From the first line of the listing below to the line with "import plotly.graph_objects as go", print each line exactly, and nothing more. Leave out the pictures.

====

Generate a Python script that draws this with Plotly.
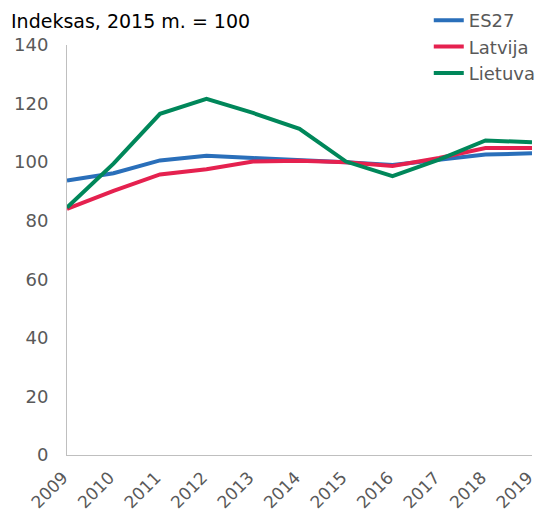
import plotly.graph_objects as go

years = ["2009", "2010", "2011", "2012", "2013", "2014", "2015", "2016", "2017", "2018", "2019"]
es27 = [93.7, 96.2, 100.6, 102.2, 101.4, 100.8, 100.0, 99.0, 100.8, 102.6, 103.0]
latvija = [84.0, 90.2, 95.8, 97.6, 100.2, 100.5, 100.0, 98.7, 101.4, 104.8, 104.8]
lietuva = [84.5, 99.5, 116.5, 121.6, 116.8, 111.4, 100.2, 95.2, 100.9, 107.4, 106.8]
y_ticks = [0, 20, 40, 60, 80, 100, 120, 140]

series = [("ES27", es27, "#2a6fba"), ("Latvija", latvija, "#e5214f"), ("Lietuva", lietuva, "#00875a")]

fig = go.Figure()
for name, vals, col in series:
    fig.add_trace(go.Scatter(x=years, y=vals, name=name, mode="lines",
                             line=dict(color=col, width=4)))

font_family = "Verdana, DejaVu Sans, sans-serif"
fig.update_layout(
    width=539, height=514,
    margin=dict(l=67, r=7, t=45, b=59, autoexpand=False),
    paper_bgcolor="white", plot_bgcolor="white",
    font=dict(family=font_family, size=18, color="#595959"),
    showlegend=True,
    legend=dict(x=0.778, y=1.105, xanchor="left", yanchor="top",
                font=dict(size=18, color="#595959"), bgcolor="rgba(0,0,0,0)",
                tracegroupgap=0),
    title=dict(text="Indeksas, 2015 m. = 100", x=11 / 539, xanchor="left", xref="container",
               y=1 - 21 / 514, yanchor="middle", yref="container",
               font=dict(size=19, color="#000000", family=font_family)),
    xaxis=dict(type="category", range=[0, 10], showgrid=False, showline=True,
               linecolor="#bfbfbf", linewidth=1, tickangle=-45, ticks="",
               ticklabelstandoff=5, ticklabelshift=-4,
               tickfont=dict(size=17, color="#595959"), zeroline=False),
    yaxis=dict(range=[0, 140], tickvals=y_ticks, showgrid=False, showline=True,
               linecolor="#bfbfbf", linewidth=1, ticks="", zeroline=False,
               ticklabelstandoff=14,
               tickfont=dict(size=18, color="#595959")),
)
fig.write_html("out.html", config={"displayModeBar": False},
               post_script="document.body.style.margin='0';document.body.style.overflow='hidden';")
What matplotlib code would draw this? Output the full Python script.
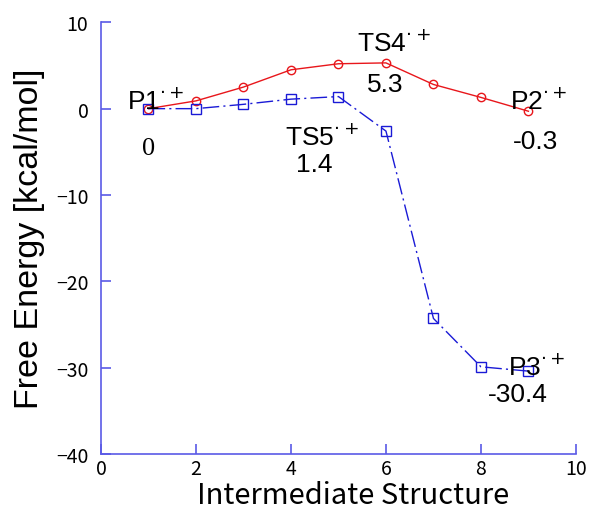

====

**OUTPUT BELOW:**
Generate a Python script that draws this with Plotly.
import plotly.graph_objects as go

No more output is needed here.